Anyways, I've spent the past two holidays away from family. My first Christmas in Seattle, I was adopted into a friend's family for the day, and spent most of it watching movies followed by a bowling trip. I was still a newborn Seattlite, and not really truly knowing any of these people, I longed to be back home with my friends & family. Last Christmas was my first with my girlfriend. This was the first Christmas where I was actually in a relationship at the time, so of course, I showered her with gifts. We spent Christmas with a friend of ours by going to the movies and then out for Chinese food for dinner. I really did enjoy Christmas last year but it still felt out of place.

After being away from family for a while, I think I'm finally starting to get the hang of what Christmas is all about. Of course, I'm still showering my girlfriend with gifts, I'm still hoping & praying that I get things that I'll like, and I'll still probably get clothes from my mom that I probably won't wear. But I'm not letting my Christmas be defined by that kind of stuff anymore. This year will be my first Christmas with my family & friends in three years. I've put in overtime the past couple of weeks not only to have money for gifts for them, but just to be able to travel down there to begin with. I'll be able to catch up with all my friends that I haven't seen in over a year. And even though I don't believe that Jesus was born on Christmas day, I'll be back in church with my family celebrating it on Christmas Eve.

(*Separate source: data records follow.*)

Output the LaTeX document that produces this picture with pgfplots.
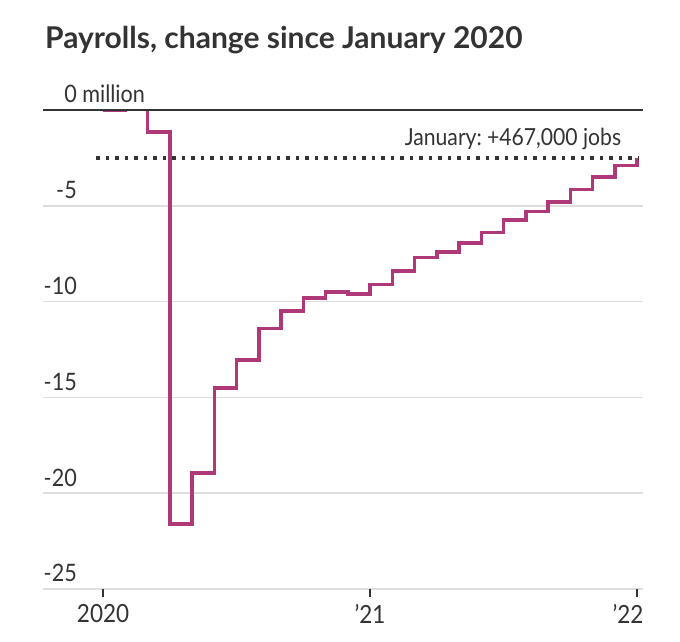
\documentclass[border=0pt]{standalone}
\usepackage{pgfplots}
\pgfplotsset{compat=1.18}
\usepackage{fontspec}
\setmainfont{Lato}[FakeStretch=0.9]
\newfontfamily\titlefont{Lato}

\definecolor{linepink}{RGB}{174,56,120}
\definecolor{ink}{RGB}{51,51,51}
\definecolor{gridgray}{RGB}{222,222,222}

\begin{document}
\begin{tikzpicture}[x=1pt,y=1pt]
\path (0,0) rectangle (680,642);
\node[anchor=base west, inner sep=0pt, text=ink,
      font=\titlefont\fontsize{30}{34}\selectfont\bfseries] at (45,593)
      {Payrolls, change since January 2020};
\begin{axis}[
    at={(43pt,53pt)}, anchor=south west,
    scale only axis, width=600pt, height=479pt,
    xmin=-2.7, xmax=24.27, ymin=-25, ymax=0,
    axis line style={draw=none},
    clip mode=individual,
    /pgf/number format/assume math mode=true,
    tick label style={text=ink, font=\fontsize{24}{28}\selectfont},
    xtick={0,12}, xticklabels={2020,’21},
    extra x ticks={24}, extra x tick labels={’22},
    extra x tick style={xticklabel style={xshift=-9pt},
        xtick style={draw=ink, line width=1.5pt}},
    xtick pos=bottom, tick align=outside, major tick length=8pt,
    xtick style={draw=ink, line width=1.5pt},
    xticklabel style={font=\fontsize{25}{29}\selectfont, yshift=-4pt},
    ytick={-25,-20,-15,-10,-5,0},
    yticklabels={-25,-20,-15,-10,-5,0\rlap{ million}},
    ytick style={draw=none},
    ymajorgrids, grid style={draw=gridgray, line width=1.5pt},
    yticklabel style={anchor=base east, xshift=42pt, yshift=7pt, inner sep=0pt},
]
% month index 0 = Jan 2020, 24 = Jan 2022; millions of jobs vs Jan 2020
\addplot[linepink, line width=3.5pt, const plot, no marks] coordinates {
    (0,0) (1,0.25) (2,-1.15) (3,-21.6) (4,-18.95) (5,-14.5) (6,-13.05)
    (7,-11.4) (8,-10.5) (9,-9.8) (10,-9.5) (11,-9.6) (12,-9.1)
    (13,-8.4) (14,-7.7) (15,-7.4) (16,-6.95) (17,-6.4) (18,-5.75)
    (19,-5.3) (20,-4.8) (21,-4.15) (22,-3.5) (23,-2.9) (24,-2.5)
};
\addplot[ink, line width=3.5pt, dash pattern=on 3.5pt off 6pt, no marks]
    coordinates {(-0.3,-2.5) (24.05,-2.5)};
\draw[ink, line width=2pt] (rel axis cs:0,1) -- (rel axis cs:1,1);
\node[anchor=base east, inner sep=0pt, text=ink,
      font=\fontsize{23.5}{27}\selectfont] at (axis cs:23.3,-1.83)
      {January:\kern-2pt{} +467,000 jobs};
\end{axis}
\end{tikzpicture}
\end{document}
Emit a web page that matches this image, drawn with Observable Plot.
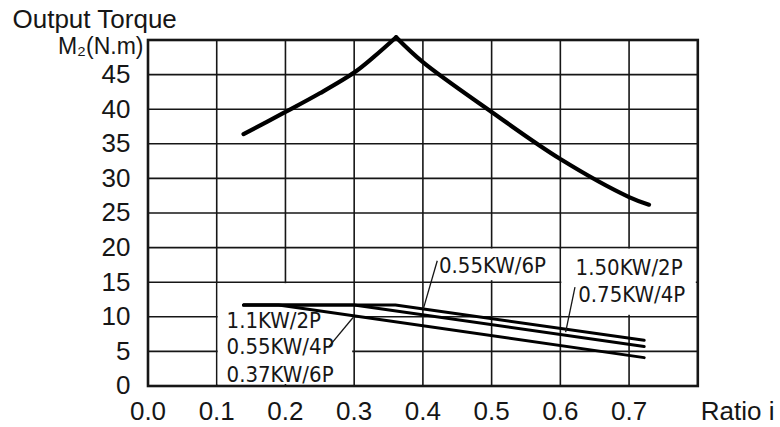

Don't get me wrong - I still love the gift-giving aspect of Christmas. I'm staring at the presents under our tree right now, wondering what Wac got me. But I'm not tearing off corners to sneak a peek anymore, I'm not searching through receipts trying to see what was purchased. There's an unwrapped gift laying in a Target bag next to me that Wac has told me not to look at, and I haven't even thought about it. In fact, I've been the one who's had to demand that we wait until Wednesday morning to unwrap our gifts (although we did break down and opened our one gift tonight instead of Tuesday night - I got some kick ass headphones & some CDs of bands I've never heard of but now enjoy). Maybe even as recently as 5 years ago, I would've been all over the idea of opening presents early. Now, it's just not the most important thing.

Maybe it's an effect of not being able to see friends & family more than twice a year anymore, but I guess I've finally come around to understanding the "true importance of Christmas". There's still that cynical side of me that thinks that Christmas is too commercialized, too consumer-driven, and celebrates the birth of a person who, if he really did exist, was no more than a great storyteller. I don't believe in Christmas, but I do believe in setting aside at least one day a year to be in the presence of those you care about, and if I have to call it Christmas to do that, then I'm willing to make that compromise.

So whatever Christmas means to you, I hope you have a good one. And to many of you....I'll see you later this week.

4 Comments:

  • I will leave my response until you get here.

    By Anonymous Brother, At December 17, 2007 at 6:54 AM  

  • Your post makes me laugh. Merry Christmas to you too sir. Regardless of what Christmas is to everyone, it is at least a time where you can share with your loved ones, whether that's family or friends. To me, that translates to good times.

    By Blogger Alan aka RecessRampage, At December 17, 2007 at 9:36 AM  

  • You put it so gracefully what I have felt about Christmas for a long time. Although I do happen to beleive in Jesus and that whole aspect of Christmas, the family thing does change and its importance changes. I won't see you this year Matt, but my thoughts are with you as you spend Christmas this year with your family.

    By Anonymous Laurie, At December 17, 2007 at 12:48 PM  

  • Holy shit I can post comments from work again!

    Anyways, to all that are reading this, I realize how redundant the last two paragraphs sound - I edited this late last night and wasn't paying attention. I'll fix that later today.